UDP members look at any proposal from a narrow and formal design perspective that excludes social considerations and community context. Panel focus fixates on the isolated physical character of a proposed development within a specific site. Ensuing comment relies heavily on jargonistic and subjective aesthetic vocabulary.
Within their mandate, most of what the UDP said and concluded would be hard to argue with. One panelist deserved strong applause for calling for more overhang of the rooftop. The Vancouver scandal of building to incur water damage never seems to end. (What proportion of the local construction economy is based on remediation of stupid building practices?) Two other panelists sounded like blinkered agenda pushers when they suggested that the four garage spaces for the four apartment units be designed to encourage other uses. This unfortunate idle theorizing actually became enshrined as one of the three “key aspects needing improvement”!
Consider allowing for flexibility of other uses for the garages
A site visit or a site video would show panelists that there is already harsh and continuous competition for existing street parking on both of the streets that sandwich the site, Galt Street and Kingsway. To wish that people did not use cars is not making them go away, however politically correct “no cars” may be with UDP types and city planners.
Perhaps more interesting than the UDP verbiage was what Vancouver city planners had to say. This particular case was called what in large measure it is: an “orphan lot” — even if artifically orphaned on purpose by the developer! The sad thing is, this rezoning sets a precedent for all other single lots in the Norquay four-storey apartment zone, not just “orphan” lots — something on the order of 300 parcels. Only the extra FSR that comes with land assembly (2.0 rather than 1.19) can incentivize development of the U and H forms (the only thing that planners ever proposed to Norquay Working Group). One land use professional doubts that the differential is sufficient, and city planners seem unlikely to improve the neighborhood by increasing the differential through reducing what is possible on a single lot.
Even while a city planner was saying that three-lot development is “most desirable,” in the next breath he said that this project will “inform what could be done on a single lot”!
The Norquay Plan map that city planning showed to the UDP was not accurate. The four-storey apartment zone was represented only as a boundary area stretching along either side of Kingsway. The last-minute extensions of this zone around Norquay Park and along Earles Street were not shown.
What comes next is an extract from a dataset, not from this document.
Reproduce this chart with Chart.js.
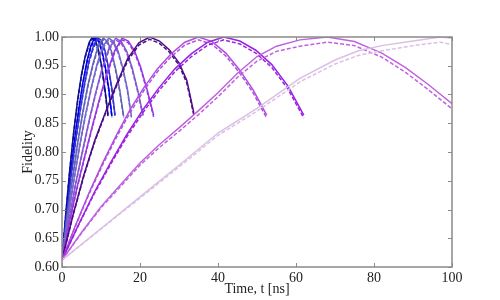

That kind of misrepresentation probably does not matter, since UDP looks nowhere beyond the delineation of the site under review, and cares nothing for the implications of setting broad precedent throughout the community.
Two misrepresentations on the part of the building designer:
• The model shown to the UDP had imagined future buildings surrounding the site. Existing physical
context would have made the proposal look far more out-of-scale.
• The land slopes sharply upward to the east, but the model assumed flat land, so even the imagined
future was a serious distortion.
In sum, pervasive disrespect for context.
Ultimately the 2298 Galt Street development proposal is about getting as much as possible crammed onto one lot. Forget the many new residents who already have trouble parking. Forget all the new dwellings just built adjacent to the site by the opportunistic developer. Forget the rest of Norquay, and the potential dog’s breakfast of one-off development on hundreds of single lots.
In a sense, the overall message is to forget planning — stuff that just gets in the way of development.